Wednesday, February 27, 2008

Refleksi Homeschool: Ujian untuk siapa?

Akhirnya surat konfirmasi ujian dari University of Cambridge itu datang juga. Itu berarti resmi, 100%, Da Hye akan menjadi kandidat ujian tanggal 6 Maret ini. Setelah perjuangan yang cukup lama dan mendebarkan, seharusnya saya senang tetapi tiba-tiba entah kenapa saya justru merasa stress.

Ini adalah untuk yang pertama kalinya Da Hye ujian di sepanjang hidupnya. Dia akan berhadapan dengan orang-orang yang tidak dia kenal, berhadapan dengan ‘oral examiner’ pada bagian ujian lisan.
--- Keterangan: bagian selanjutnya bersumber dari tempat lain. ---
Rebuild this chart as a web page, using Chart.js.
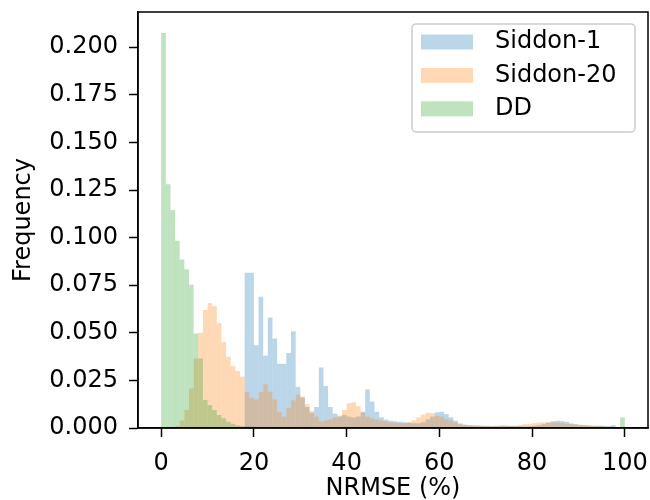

Tidak hanya itu, Da Hye memaksa langsung mengambil ujian tingkat terakhir yang umumnya baru diambil anak pada usia 12 tahun dan dia baru saja ulang tahun yang ke 9. Argghhh……belum lagi semua ujian ini dilakukan dalam frame ‘British English’ sedangkah Da Hye mengklaim dirinya bisa ‘British English’ karena dia belajar dari Mr. Bean. Gubrak! Tidak adakah pilihan yang lebih baik selain Mr.Bean? Lengkap sudah penderitaan saya.

Pagi ini karena tidak tahan saya ungkapkan unek unek saya kepada Da Hye. Terutama karena meskipun tahu akan ujian, Da Hye belajar yang lain-lain kecuali bahan ujiannya. Bahkan setelah mendapatkan surat konfirmasi ujiannya, hal pertama yang dilakukan adalah bermain keluar rumah dan pulang dengan celana sobek karena tersangkut pohon.

Saya bercerita bagaimana saya dulu menghadapi ujian sebagai pembuka pembicaraan. Tidur tengah malam, bangun subuh, belajar terus menerus bahkan di bis, angkutan sampai detik-detik terakhir sebelum memasuki ruang ujian. Rupanya Da Hye tidak mengerti karena komentarnya singkat Poor mom, I am sorry for you Ditengah-tengah kegundahan, saya akhirnya tidak tahan bilang juga ke Da Hye:

“Harusnya mungkin kamu tidak mengambil ujian level terakhir.” (dalam pikiran: nak, kamu tidak jenius dan itu tidak apa-apa)

“Kenapa? Aku sudah lihat semua bahannya dan aku bisa. Mama bilang aku boleh ujian kalau aku sudah siap dan bisa. Sekarang ini aku sudah siap dan bisa.” Sahutnya

“Iya, tetapi kan kamu belum pernah pengalaman ujian sama sekali. Kalau gagal bagaimana?” tidak tahu kenapa saya punya mentalitas lemah seperti ini.

“Mama menghina sekali. Aku akan bawa pulang 15 Cambridge Crests nanti he..he..atau kalau gagal tidak apa-apa kan? Aku akan ambil ujian lagi.”

Tidak ada gunanya lagi berdebat. Saya terdiam. Stress ini adalah milik saya kenapa saya justru berusaha menularkannya ke Da Hye. Tiba-tiba Da Hye nyeletuk lagi.

“Kenapa mama tidak percaya kepada aku? Mama selalu bilang bahwa belajarku adalah keputusanku. Sekarang aku mengambil keputusan untuk ujian di level terakhir. Aku bisa tanggung jawab atas keputusanku. Mama harus percaya.”

Saya seperti disambar geledek. Selama ini saya selalu menanamkan nilai-nilai HS kami kepada Da Hye dan saat ini justru saya sendiri yang melanggarnya, saya sendiri yang meragukannya. Da Hye siap menhadapi ujian yang akan diberikan pada dirinya tidak perduli apa hasilnya nanti tetapi ternyata saya tidak siap menghadapi ujian sebagai ibu HSer. Saya perlu belajar lebih banyak lagi.

(catatan: dalam ujian tahap ini hasil diberi nilai berupa ‘Cambridge Crests’ sejumlah 3 sampai dengan maksimum 15)

3 Comments:

Blogger andiana said...

go Da Hye go!!!

7:37 PM  
Blogger wietski said...

hehehe... selamat berjuang ya da hye :-)

2:59 AM  
Blogger Siti Hannah said...

Every time i read your article those made me smile or ck..ck..ck what a wonder family of you! thanks!